In practical terms, Georgia's multiparty system remains to a great degree a notional one. Under the current electoral law, central and regional electoral commissions have most of their members appointed by state institutions--and are therefore guaranteed a majority of CUG supporters. Moreover, complaints about the conduct of the elections are processed not through the courts but by the electoral commission itself, an exemplary case of the fox guarding the hen house.
There are, of course, other parties represented in parliament. The most powerful of these is the Revival Union, a political formation that could not exist in its present strength without the willingness of the strongman of the Achara republic, Aslan Abashidze, to deliver votes in openly fraudulent elections in the districts he controls. There are opposition currents besides Revival, but these mostly exist within the ranks of the CUG rather than in the weak and poorly organized opposition parties. Machinations within the ruling party are far more significant to everyday politics than any potential challenges from outside, and representatives of foreign NGOs report that, especially in the countryside, there is little sense among CUG activists that a genuine multiparty system is even desirable. At the moment, Georgia does have a relatively stable political system, at least at the center, but that stability is based on a hardening of the CUG's corporatist authoritarianism. That may be better than the perpetual presidencies and quasi-monarchical rule of chief executives farther to the east, in Central Asia, but it is a far cry from the standards to which other post-communist states to Georgia's west are normally held.

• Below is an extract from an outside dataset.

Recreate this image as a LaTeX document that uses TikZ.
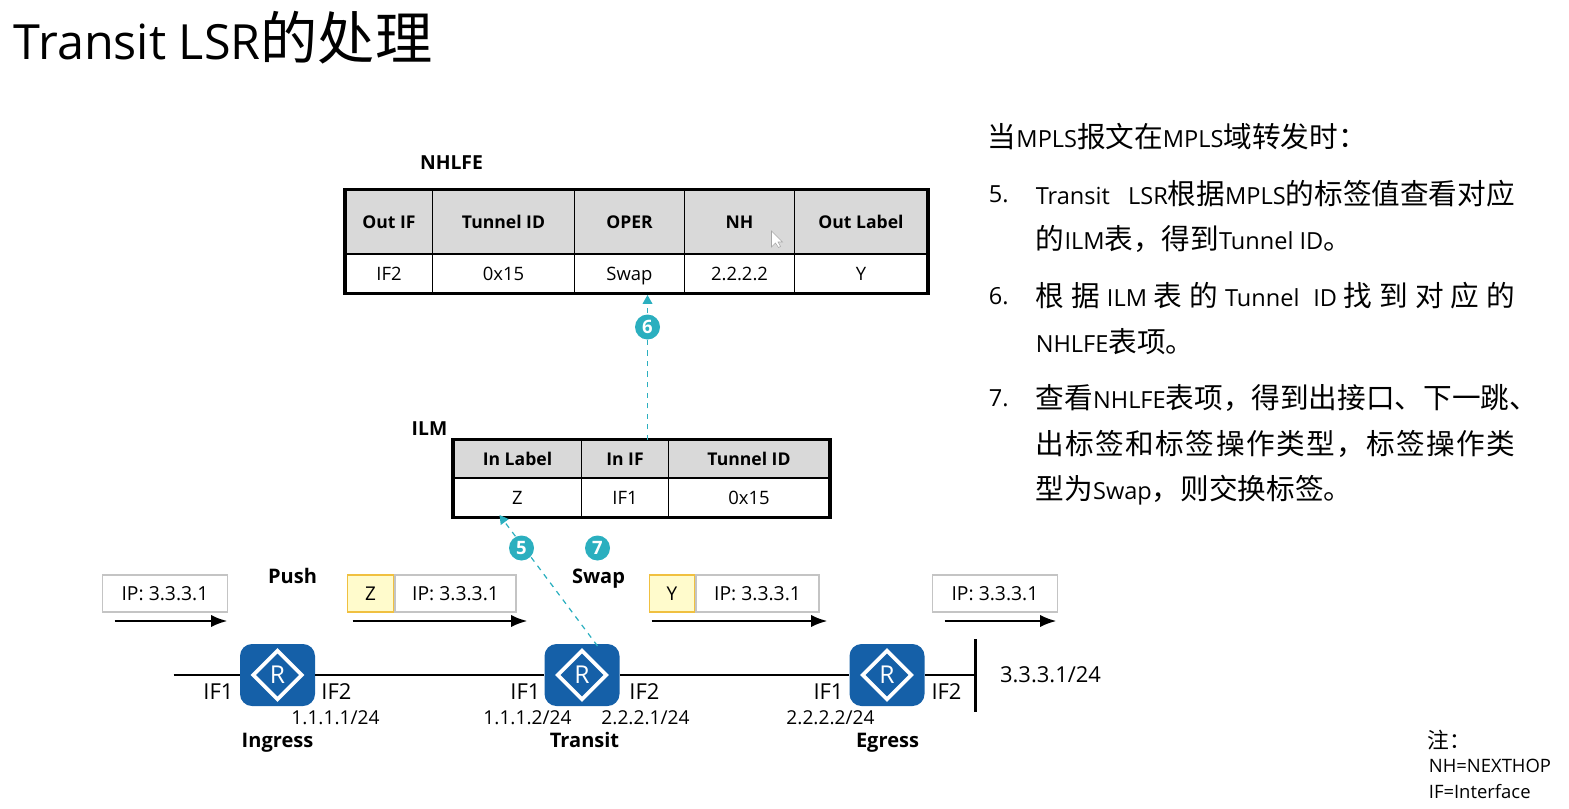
\documentclass[tikz,border=0pt]{standalone}
\usepackage{fontspec}
\setmainfont{Open Sans}
\newfontfamily\cjk[Scale=1.18]{Noto Sans CJK SC}
\newfontfamily\cjkbody[Scale=1.216]{Noto Sans CJK SC}
\newcommand{\zh}[1]{{\cjk #1}}
\newcommand{\zb}[1]{{\cjkbody #1}}
\usepackage{tikz}
\usetikzlibrary{arrows.meta,positioning,shapes.geometric}
\definecolor{headgray}{HTML}{D9D9D9}
\definecolor{boxgray}{HTML}{C4C4C4}
\definecolor{labelfill}{HTML}{FFFBCC}
\definecolor{labelline}{HTML}{F0C040}
\definecolor{routerblue}{HTML}{1560A8}
\definecolor{stepteal}{HTML}{2BAFBF}
\tikzset{
  headcell/.style={draw=black,line width=0.7pt,fill=headgray,inner sep=0pt,text height=7.2pt,text depth=0pt,font=\fontsize{10}{12}\selectfont\bfseries},
  bodycell/.style={draw=black,line width=0.7pt,inner sep=0pt,text height=7.6pt,text depth=0pt,font=\fontsize{10.5}{12}\selectfont},
  frameline/.style={line width=2pt},
  ipbox/.style={draw=boxgray,line width=0.9pt,fill=white,inner sep=0pt,minimum height=0.74cm,text height=7.8pt,text depth=0pt,font=\fontsize{11}{12}\selectfont},
  tagbox/.style={draw=labelline,line width=0.9pt,fill=labelfill,inner sep=0pt,minimum height=0.74cm,text height=7.8pt,text depth=0pt,font=\fontsize{10.8}{12}\selectfont},
  flow/.style={->,line width=1.4pt},
  link/.style={line width=1.4pt},
  router/.style={draw=none,fill=routerblue,rounded corners=0.24cm,minimum width=1.5cm,minimum height=1.24cm,inner sep=0pt},
  routermark/.style={diamond,draw=white,line width=2.1pt,text=white,minimum width=1cm,minimum height=1cm,inner sep=0pt,font=\fontsize{14}{14}\selectfont},
  small/.style={inner sep=0pt,text height=7.8pt,text depth=0pt,font=\fontsize{10.9}{12}\selectfont},
  iflabel/.style={inner sep=0pt,text height=8.9pt,text depth=0pt,font=\fontsize{12.5}{14}\selectfont},
  tag/.style={inner sep=0pt,text height=8.2pt,text depth=0pt,font=\fontsize{11.4}{13}\selectfont\bfseries},
  stepdot/.style={circle,fill=stepteal,text=white,minimum size=0.5cm,inner sep=0pt,font=\fontsize{10.5}{12}\selectfont\bfseries},
  stepflow/.style={dashed,stepteal,line width=0.7pt,-{Triangle[length=5pt,width=5.5pt]}},
  para/.style={anchor=west,inner sep=0pt,font=\fontsize{13.4}{16}\selectfont},
  note/.style={anchor=west,inner sep=0pt,font=\fontsize{10.5}{13}\selectfont}
}
\begin{document}
\begin{tikzpicture}[>=Latex]
\useasboundingbox (-0.01,0.02) rectangle (31.37,-16.14);

\node[anchor=west,inner sep=0pt,font=\fontsize{27.6}{32}\selectfont] (title) at (0.26,-0.74) {Transit LSR\zh{的处理}};

% NHLFE table
\node[tag,font=\fontsize{11}{13}\selectfont\bfseries] (nhName) at (9.02,-3.22) {NHLFE};
\node[headcell,minimum width=1.74cm,minimum height=1.28cm] (nhOutIf) at (7.77,-4.42) {Out IF};
\node[headcell,minimum width=2.84cm,minimum height=1.28cm] (nhTunnel) at (10.06,-4.42) {Tunnel ID};
\node[headcell,minimum width=2.2cm,minimum height=1.28cm] (nhOper) at (12.58,-4.42) {OPER};
\node[headcell,minimum width=2.2cm,minimum height=1.28cm] (nhHop) at (14.78,-4.42) {NH};
\node[headcell,minimum width=2.66cm,minimum height=1.28cm] (nhLabel) at (17.21,-4.42) {Out Label};
\node[bodycell,minimum width=1.74cm,minimum height=0.78cm] (nhOutIfV) at (7.77,-5.45) {IF2};
\node[bodycell,minimum width=2.84cm,minimum height=0.78cm] (nhTunnelV) at (10.06,-5.45) {0x15};
\node[bodycell,minimum width=2.2cm,minimum height=0.78cm] (nhOperV) at (12.58,-5.45) {Swap};
\node[bodycell,minimum width=2.2cm,minimum height=0.78cm] (nhHopV) at (14.78,-5.45) {2.2.2.2};
\node[bodycell,minimum width=2.66cm,minimum height=0.78cm] (nhLabelV) at (17.21,-5.45) {Y};
\draw[frameline] (nhOutIf.north west) rectangle (nhLabelV.south east);

% mouse pointer
\draw[gray!70,fill=white,line width=0.3pt] (15.42,-4.6) -- (15.42,-4.92) -- (15.5,-4.84) -- (15.56,-4.93) -- (15.6,-4.91) -- (15.55,-4.82) -- (15.64,-4.82) -- cycle;

% ILM table
\node[tag,font=\fontsize{11}{13}\selectfont\bfseries] (ilmName) at (8.58,-8.54) {ILM};
\node[headcell,minimum width=2.56cm,minimum height=0.76cm] (ilmLabel) at (10.34,-9.16) {In Label};
\node[headcell,minimum width=1.74cm,minimum height=0.76cm] (ilmIf) at (12.49,-9.16) {In IF};
\node[headcell,minimum width=3.22cm,minimum height=0.76cm] (ilmTunnel) at (14.97,-9.16) {Tunnel ID};
\node[bodycell,minimum width=2.56cm,minimum height=0.78cm] (ilmLabelV) at (10.34,-9.93) {Z};
\node[bodycell,minimum width=1.74cm,minimum height=0.78cm] (ilmIfV) at (12.49,-9.93) {IF1};
\node[bodycell,minimum width=3.22cm,minimum height=0.78cm] (ilmTunnelV) at (14.97,-9.93) {0x15};
\draw[frameline] (ilmLabel.north west) rectangle (ilmTunnelV.south east);

% routers
\node[router] (ingress) at (5.54,-13.48) {};
\node[router] (transit) at (11.63,-13.48) {};
\node[router] (egress) at (17.73,-13.48) {};
\node[routermark] (ingressR) at (ingress) {R};
\node[routermark] (transitR) at (transit) {R};
\node[routermark] (egressR) at (egress) {R};

\coordinate (lineIn) at (3.46,-13.48);
\coordinate (stubTop) at (19.5,-12.76);
\coordinate (stubBot) at (19.5,-14.22);
\draw[link] (lineIn) -- (ingress.west);
\draw[link] (ingress.east) -- (transit.west);
\draw[link] (transit.east) -- (egress.west);
\draw[link] (egress.east) -- (stubTop |- egress);
\draw[link] (stubTop) -- (stubBot);

% packets
\node[ipbox,minimum width=2.5cm] (pkA) at (3.29,-11.85) {IP: 3.3.3.1};
\node[tagbox,minimum width=0.92cm] (tagZ) at (7.4,-11.85) {Z};
\node[ipbox,minimum width=2.42cm,right=0cm of tagZ] (pkB) {IP: 3.3.3.1};
\node[tagbox,minimum width=0.9cm] (tagY) at (13.43,-11.85) {Y};
\node[ipbox,minimum width=2.46cm,right=0cm of tagY] (pkC) {IP: 3.3.3.1};
\node[ipbox,minimum width=2.5cm] (pkD) at (19.89,-11.85) {IP: 3.3.3.1};

\coordinate (fA) at (2.28,-12.4);
\coordinate (tA) at (4.54,-12.4);
\coordinate (fB) at (7.04,-12.4);
\coordinate (tB) at (10.54,-12.4);
\coordinate (fC) at (13.02,-12.4);
\coordinate (tC) at (16.54,-12.4);
\coordinate (fD) at (18.88,-12.4);
\coordinate (tD) at (21.12,-12.4);
\draw[flow] (fA) -- (tA);
\draw[flow] (fB) -- (tB);
\draw[flow] (fC) -- (tC);
\draw[flow] (fD) -- (tD);

% steps
\coordinate (sixFrom) at (12.94,-8.78);
\coordinate (sixTo) at (12.94,-5.88);
\coordinate (fiveFrom) at (11.94,-12.9);
\coordinate (fiveTo) at (9.98,-10.28);
\draw[stepflow] (sixFrom) -- (sixTo);
\draw[stepflow] (fiveFrom) -- (fiveTo);
\node[stepdot] (stepSix) at (12.94,-6.52) {6};
\node[stepdot] (stepFive) at (10.42,-10.94) {5};
\node[stepdot] (stepSeven) at (11.94,-10.94) {7};

\node[tag] (push) at (5.84,-11.5) {Push};
\node[tag] (swap) at (11.96,-11.5) {Swap};

% interface labels
\node[iflabel] (inA) at (4.36,-13.82) {IF1};
\node[iflabel] (outA) at (6.72,-13.82) {IF2};
\node[small] (ipA) at (6.7,-14.34) {1.1.1.1/24};
\node[tag] (nameA) at (5.54,-14.78) {Ingress};
\node[iflabel] (inB) at (10.5,-13.82) {IF1};
\node[iflabel] (outB) at (12.88,-13.82) {IF2};
\node[small] (ipB) at (10.54,-14.34) {1.1.1.2/24};
\node[small] (ipC) at (12.9,-14.34) {2.2.2.1/24};
\node[tag] (nameB) at (11.68,-14.78) {Transit};
\node[iflabel] (inC) at (16.56,-13.82) {IF1};
\node[iflabel] (outC) at (18.92,-13.82) {IF2};
\node[small] (ipD) at (16.6,-14.34) {2.2.2.2/24};
\node[tag] (nameC) at (17.74,-14.78) {Egress};
\node[iflabel] (netD) at (21,-13.48) {3.3.3.1/24};

% right text
\node[para] (lineA) at (19.74,-2.72) {\zb{当}MPLS\zb{报文在}MPLS\zb{域转发时：}};
\node[para] (numFive) at (19.76,-3.86) {5.};
\node[para] (lineB) at (20.7,-3.86) {\makebox[9.58cm][s]{Transit\hfil LSR\zb{根据}MPLS\zb{的标签值查看对应}}};
\node[para] (lineC) at (20.7,-4.76) {\zb{的}ILM\zb{表，得到}Tunnel ID\zb{。}};
\node[para] (numSix) at (19.76,-5.9) {6.};
\node[para] (lineD) at (20.7,-5.9) {\makebox[9.58cm][s]{\zb{根}\hfil\zb{据}\hfil ILM\hfil\zb{表}\hfil\zb{的}\hfil Tunnel\hfil\hfil ID\hfil\zb{找}\hfil\zb{到}\hfil\zb{对}\hfil\zb{应}\hfil\zb{的}}};
\node[para] (lineE) at (20.7,-6.82) {NHLFE\zb{表项。}};
\node[para] (numSeven) at (19.76,-7.94) {7.};
\node[para] (lineF) at (20.7,-7.94) {\zb{查看}NHLFE\zb{表项，得到出接口、下一跳、}};
\node[para] (lineG) at (20.7,-8.86) {\makebox[9.58cm][s]{\zb{出}\hfil\zb{标}\hfil\zb{签}\hfil\zb{和}\hfil\zb{标}\hfil\zb{签}\hfil\zb{操}\hfil\zb{作}\hfil\zb{类}\hfil\zb{型}\hfil\zb{，}\hfil\zb{标}\hfil\zb{签}\hfil\zb{操}\hfil\zb{作}\hfil\zb{类}}};
\node[para] (lineH) at (20.7,-9.78) {\zb{型为}Swap\zb{，则交换标签。}};

% note
\node[note] (noteA) at (28.54,-14.78) {\zh{注：}};
\node[note] (noteB) at (28.56,-15.3) {NH=NEXTHOP};
\node[note] (noteC) at (28.56,-15.82) {IF=Interface};
\end{tikzpicture}
\end{document}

A similar situation prevails with regard to human rights. Georgia joined the Council of Europe in April 1999, only the fourth country in the Commonwealth of Independent States to be admitted to Europe's human rights and democracy body. In the lead up to the Council's vote on accession, Georgia adopted a number of reforms designed to bring the country in line with European standards, particularly in the area of human rights and judicial procedure. Since then, however, not only has Georgia failed to comply with the Council's mandated reforms, but some of the legislation adopted before it became a member has been reversed or watered down.
Thus, in February 1998, for example, Shevardnadze signed a new criminal code that strengthened the power of the defense counsel, re-inforced the right of individuals to seek redress in cases of alleged abuse, and reduced the legal value of defendant confessions as a way of diminishing the opportunities for police torture. But in the summer of 1999, shortly after admission to the Council, amendments to the criminal code were adopted that virtually destroyed any progress that the original reforms might have made. Local and international human rights groups continue to report frequent police beatings (both inside and outside police stations), death threats to journalists coming from state officials, and the use of electric shock torture against detainees.